*Task prompt*.
Begin at the first line below and copy each line exactly, ending with the line where "const ticksY = [0,0.2,0.4,0.6,0.8,1.0];" appears.

*Information supplied*.
============

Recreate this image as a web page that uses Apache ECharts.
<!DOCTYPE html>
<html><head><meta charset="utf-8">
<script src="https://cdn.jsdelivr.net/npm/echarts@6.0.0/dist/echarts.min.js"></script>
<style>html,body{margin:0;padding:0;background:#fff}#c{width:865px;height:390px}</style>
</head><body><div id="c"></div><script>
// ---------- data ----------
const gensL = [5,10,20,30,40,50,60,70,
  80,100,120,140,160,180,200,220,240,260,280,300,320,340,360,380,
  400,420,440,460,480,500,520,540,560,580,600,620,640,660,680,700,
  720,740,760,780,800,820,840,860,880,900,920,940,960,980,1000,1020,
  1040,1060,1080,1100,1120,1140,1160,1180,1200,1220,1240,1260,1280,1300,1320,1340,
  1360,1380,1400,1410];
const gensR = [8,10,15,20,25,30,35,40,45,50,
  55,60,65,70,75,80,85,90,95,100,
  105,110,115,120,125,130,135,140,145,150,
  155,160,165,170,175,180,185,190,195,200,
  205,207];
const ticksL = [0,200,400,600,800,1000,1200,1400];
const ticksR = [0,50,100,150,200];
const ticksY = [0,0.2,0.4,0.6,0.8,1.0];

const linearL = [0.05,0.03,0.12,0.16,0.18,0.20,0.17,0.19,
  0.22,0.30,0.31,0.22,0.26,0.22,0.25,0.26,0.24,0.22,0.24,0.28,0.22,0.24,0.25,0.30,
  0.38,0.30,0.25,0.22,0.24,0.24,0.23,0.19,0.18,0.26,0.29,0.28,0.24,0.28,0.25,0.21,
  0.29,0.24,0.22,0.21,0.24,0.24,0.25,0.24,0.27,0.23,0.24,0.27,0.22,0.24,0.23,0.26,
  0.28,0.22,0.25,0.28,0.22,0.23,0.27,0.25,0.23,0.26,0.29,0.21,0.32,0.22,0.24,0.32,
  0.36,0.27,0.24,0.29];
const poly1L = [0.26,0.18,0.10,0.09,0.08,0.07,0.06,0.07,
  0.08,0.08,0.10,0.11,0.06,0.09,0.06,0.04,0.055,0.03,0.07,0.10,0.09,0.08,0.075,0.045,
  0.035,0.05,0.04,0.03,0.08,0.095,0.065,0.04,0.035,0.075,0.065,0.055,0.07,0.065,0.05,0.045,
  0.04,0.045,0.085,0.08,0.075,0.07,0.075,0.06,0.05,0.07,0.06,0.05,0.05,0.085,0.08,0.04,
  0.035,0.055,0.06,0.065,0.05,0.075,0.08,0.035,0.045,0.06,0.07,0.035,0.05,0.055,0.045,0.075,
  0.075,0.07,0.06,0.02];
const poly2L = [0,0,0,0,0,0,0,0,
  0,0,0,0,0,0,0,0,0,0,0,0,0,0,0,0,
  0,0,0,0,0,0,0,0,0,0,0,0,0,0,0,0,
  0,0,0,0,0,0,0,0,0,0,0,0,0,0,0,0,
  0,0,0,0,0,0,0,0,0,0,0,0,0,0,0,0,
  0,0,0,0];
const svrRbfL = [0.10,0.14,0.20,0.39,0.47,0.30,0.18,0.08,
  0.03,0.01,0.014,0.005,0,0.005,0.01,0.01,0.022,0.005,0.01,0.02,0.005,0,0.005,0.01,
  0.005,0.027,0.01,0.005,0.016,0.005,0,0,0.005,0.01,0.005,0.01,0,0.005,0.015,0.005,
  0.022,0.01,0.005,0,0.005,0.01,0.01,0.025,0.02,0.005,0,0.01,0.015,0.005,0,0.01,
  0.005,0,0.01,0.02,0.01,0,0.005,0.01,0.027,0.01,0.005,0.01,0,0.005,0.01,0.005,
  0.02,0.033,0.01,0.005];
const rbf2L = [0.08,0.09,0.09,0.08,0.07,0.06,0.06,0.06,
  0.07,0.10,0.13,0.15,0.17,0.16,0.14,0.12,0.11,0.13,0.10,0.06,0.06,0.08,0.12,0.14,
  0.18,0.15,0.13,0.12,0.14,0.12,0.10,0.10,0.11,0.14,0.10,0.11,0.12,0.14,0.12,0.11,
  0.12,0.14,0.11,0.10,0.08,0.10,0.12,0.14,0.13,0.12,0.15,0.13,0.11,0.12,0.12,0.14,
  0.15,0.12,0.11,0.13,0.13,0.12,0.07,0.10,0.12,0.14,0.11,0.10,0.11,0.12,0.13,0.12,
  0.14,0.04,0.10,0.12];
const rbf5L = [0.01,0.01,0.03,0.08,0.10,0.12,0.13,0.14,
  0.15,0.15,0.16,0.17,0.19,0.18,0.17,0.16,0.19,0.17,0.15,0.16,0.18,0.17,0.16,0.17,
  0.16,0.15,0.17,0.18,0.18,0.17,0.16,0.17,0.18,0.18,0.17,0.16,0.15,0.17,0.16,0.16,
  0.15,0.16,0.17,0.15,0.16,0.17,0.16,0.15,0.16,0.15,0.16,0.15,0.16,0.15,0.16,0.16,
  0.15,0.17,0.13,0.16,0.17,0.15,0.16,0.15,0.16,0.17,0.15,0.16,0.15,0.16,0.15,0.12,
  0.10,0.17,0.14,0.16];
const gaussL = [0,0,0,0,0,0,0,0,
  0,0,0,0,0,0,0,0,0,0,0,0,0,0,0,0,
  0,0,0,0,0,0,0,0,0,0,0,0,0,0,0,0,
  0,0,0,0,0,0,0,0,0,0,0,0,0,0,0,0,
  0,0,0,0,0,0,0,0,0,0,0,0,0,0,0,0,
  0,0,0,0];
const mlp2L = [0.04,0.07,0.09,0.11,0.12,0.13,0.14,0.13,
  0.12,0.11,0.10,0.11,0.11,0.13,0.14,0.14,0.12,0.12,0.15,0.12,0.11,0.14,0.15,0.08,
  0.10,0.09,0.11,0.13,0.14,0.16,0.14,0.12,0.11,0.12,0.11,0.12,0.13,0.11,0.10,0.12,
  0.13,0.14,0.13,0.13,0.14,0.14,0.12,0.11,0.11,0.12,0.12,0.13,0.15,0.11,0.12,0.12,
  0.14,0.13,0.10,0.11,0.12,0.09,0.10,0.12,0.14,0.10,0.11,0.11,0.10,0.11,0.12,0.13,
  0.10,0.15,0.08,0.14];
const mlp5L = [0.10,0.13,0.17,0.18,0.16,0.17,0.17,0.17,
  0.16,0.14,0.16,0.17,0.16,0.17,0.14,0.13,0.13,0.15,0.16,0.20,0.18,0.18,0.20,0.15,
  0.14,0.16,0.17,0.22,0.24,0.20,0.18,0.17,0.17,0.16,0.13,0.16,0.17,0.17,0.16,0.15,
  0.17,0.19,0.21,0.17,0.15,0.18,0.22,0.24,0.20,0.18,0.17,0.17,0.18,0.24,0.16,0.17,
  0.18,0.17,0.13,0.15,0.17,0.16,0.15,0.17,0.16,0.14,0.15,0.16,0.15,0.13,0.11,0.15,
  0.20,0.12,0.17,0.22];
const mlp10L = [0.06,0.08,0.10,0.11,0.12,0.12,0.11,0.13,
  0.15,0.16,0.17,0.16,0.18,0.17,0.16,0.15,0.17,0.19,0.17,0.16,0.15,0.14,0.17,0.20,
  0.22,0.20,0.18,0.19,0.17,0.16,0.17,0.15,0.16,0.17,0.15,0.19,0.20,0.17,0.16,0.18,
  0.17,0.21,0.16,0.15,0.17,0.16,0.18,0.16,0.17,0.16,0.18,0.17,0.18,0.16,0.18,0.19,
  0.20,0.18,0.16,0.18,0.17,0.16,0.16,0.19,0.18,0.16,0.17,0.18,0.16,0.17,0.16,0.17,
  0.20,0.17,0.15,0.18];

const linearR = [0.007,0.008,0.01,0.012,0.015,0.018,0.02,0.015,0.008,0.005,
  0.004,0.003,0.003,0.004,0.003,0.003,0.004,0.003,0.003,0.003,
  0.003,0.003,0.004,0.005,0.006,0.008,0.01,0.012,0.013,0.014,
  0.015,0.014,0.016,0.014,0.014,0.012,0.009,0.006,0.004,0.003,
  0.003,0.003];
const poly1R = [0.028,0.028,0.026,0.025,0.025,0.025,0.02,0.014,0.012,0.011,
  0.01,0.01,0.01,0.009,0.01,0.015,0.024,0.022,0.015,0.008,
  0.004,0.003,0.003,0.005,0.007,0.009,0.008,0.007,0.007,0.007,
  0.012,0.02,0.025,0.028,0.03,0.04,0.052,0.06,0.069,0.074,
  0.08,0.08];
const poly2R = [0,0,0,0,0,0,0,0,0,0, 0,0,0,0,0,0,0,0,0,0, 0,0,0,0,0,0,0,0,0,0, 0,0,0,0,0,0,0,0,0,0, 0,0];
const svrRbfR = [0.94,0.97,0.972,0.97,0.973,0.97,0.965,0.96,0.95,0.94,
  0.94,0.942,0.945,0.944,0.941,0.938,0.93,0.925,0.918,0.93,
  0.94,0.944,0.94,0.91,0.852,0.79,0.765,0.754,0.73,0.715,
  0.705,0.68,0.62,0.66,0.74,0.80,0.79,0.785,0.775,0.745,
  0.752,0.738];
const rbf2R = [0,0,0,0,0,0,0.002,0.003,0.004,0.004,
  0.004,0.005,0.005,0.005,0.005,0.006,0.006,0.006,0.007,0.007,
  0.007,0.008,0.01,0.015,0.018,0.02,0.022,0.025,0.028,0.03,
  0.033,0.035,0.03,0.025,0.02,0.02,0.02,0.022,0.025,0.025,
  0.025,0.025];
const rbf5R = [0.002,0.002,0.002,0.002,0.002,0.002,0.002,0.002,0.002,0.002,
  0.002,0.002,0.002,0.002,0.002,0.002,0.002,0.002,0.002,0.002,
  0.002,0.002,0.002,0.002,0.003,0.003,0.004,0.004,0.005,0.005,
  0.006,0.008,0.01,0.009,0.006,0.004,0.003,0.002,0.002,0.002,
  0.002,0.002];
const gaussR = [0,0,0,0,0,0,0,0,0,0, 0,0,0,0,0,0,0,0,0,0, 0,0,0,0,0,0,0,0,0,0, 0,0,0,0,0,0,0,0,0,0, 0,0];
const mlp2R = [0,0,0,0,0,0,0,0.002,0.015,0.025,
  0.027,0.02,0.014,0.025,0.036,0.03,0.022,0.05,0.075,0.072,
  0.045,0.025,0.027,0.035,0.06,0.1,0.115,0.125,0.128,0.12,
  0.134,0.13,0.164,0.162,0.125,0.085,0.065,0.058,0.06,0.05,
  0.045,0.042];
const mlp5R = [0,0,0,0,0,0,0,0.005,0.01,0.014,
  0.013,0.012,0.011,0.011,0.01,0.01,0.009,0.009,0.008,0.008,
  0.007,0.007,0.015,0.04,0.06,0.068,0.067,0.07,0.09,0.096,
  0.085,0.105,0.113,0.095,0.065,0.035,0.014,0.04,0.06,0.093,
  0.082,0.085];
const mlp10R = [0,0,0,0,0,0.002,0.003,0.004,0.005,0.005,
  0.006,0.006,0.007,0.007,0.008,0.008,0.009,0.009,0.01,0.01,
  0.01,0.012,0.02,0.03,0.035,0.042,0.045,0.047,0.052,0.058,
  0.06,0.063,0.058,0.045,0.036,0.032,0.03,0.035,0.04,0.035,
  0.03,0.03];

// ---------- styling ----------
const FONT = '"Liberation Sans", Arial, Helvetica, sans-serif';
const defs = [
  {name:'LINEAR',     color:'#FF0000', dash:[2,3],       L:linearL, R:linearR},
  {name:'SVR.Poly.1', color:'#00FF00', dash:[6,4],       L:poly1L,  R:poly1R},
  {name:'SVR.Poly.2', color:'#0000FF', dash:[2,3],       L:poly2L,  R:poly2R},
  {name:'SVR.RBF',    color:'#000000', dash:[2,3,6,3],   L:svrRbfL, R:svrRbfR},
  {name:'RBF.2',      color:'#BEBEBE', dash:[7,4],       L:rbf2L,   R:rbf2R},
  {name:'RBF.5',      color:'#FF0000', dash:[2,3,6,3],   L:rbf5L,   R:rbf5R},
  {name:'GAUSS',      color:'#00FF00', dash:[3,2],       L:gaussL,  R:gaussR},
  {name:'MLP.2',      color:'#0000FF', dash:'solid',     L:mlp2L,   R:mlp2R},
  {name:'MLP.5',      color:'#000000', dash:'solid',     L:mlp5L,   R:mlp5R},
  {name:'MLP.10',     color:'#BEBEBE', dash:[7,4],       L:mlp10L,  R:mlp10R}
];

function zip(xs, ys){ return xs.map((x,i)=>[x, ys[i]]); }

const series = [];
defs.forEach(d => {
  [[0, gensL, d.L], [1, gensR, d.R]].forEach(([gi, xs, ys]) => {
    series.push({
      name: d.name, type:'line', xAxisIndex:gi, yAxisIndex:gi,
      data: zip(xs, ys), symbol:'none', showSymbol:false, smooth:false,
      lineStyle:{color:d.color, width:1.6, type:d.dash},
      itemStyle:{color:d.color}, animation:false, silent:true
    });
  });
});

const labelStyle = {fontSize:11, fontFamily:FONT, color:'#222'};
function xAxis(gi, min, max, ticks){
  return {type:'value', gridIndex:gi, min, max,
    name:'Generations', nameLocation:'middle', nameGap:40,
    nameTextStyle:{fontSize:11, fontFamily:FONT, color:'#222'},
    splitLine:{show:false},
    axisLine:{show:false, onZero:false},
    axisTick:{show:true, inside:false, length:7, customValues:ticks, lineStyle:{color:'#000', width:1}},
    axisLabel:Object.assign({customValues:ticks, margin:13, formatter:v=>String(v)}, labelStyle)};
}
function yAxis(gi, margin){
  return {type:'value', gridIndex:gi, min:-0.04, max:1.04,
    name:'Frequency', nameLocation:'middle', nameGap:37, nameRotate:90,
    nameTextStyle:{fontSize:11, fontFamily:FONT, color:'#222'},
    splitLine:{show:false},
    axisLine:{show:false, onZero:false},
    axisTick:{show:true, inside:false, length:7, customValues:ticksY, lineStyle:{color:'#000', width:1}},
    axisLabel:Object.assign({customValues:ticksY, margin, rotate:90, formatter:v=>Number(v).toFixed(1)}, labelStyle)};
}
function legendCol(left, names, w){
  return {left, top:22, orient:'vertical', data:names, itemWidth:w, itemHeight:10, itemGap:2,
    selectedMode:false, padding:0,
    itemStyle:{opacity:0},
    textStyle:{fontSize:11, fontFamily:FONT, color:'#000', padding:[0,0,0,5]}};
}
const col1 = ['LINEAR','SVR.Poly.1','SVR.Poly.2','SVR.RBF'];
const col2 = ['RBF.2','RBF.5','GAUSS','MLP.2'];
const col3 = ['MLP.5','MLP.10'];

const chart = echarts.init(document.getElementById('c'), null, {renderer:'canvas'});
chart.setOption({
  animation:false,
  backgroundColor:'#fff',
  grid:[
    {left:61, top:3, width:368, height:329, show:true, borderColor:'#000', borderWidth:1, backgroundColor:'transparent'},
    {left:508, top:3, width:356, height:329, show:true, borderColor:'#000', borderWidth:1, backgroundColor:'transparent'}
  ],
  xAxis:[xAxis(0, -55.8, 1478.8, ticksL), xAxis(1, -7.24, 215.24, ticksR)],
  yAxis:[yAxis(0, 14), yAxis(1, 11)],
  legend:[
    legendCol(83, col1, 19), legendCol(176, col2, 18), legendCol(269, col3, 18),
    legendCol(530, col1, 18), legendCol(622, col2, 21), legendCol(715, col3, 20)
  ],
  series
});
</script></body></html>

============

*Exercise answer*.
Recreate this image as a web page that uses Apache ECharts.
<!DOCTYPE html>
<html><head><meta charset="utf-8">
<script src="https://cdn.jsdelivr.net/npm/echarts@6.0.0/dist/echarts.min.js"></script>
<style>html,body{margin:0;padding:0;background:#fff}#c{width:865px;height:390px}</style>
</head><body><div id="c"></div><script>
// ---------- data ----------
const gensL = [5,10,20,30,40,50,60,70,
  80,100,120,140,160,180,200,220,240,260,280,300,320,340,360,380,
  400,420,440,460,480,500,520,540,560,580,600,620,640,660,680,700,
  720,740,760,780,800,820,840,860,880,900,920,940,960,980,1000,1020,
  1040,1060,1080,1100,1120,1140,1160,1180,1200,1220,1240,1260,1280,1300,1320,1340,
  1360,1380,1400,1410];
const gensR = [8,10,15,20,25,30,35,40,45,50,
  55,60,65,70,75,80,85,90,95,100,
  105,110,115,120,125,130,135,140,145,150,
  155,160,165,170,175,180,185,190,195,200,
  205,207];
const ticksL = [0,200,400,600,800,1000,1200,1400];
const ticksR = [0,50,100,150,200];
const ticksY = [0,0.2,0.4,0.6,0.8,1.0];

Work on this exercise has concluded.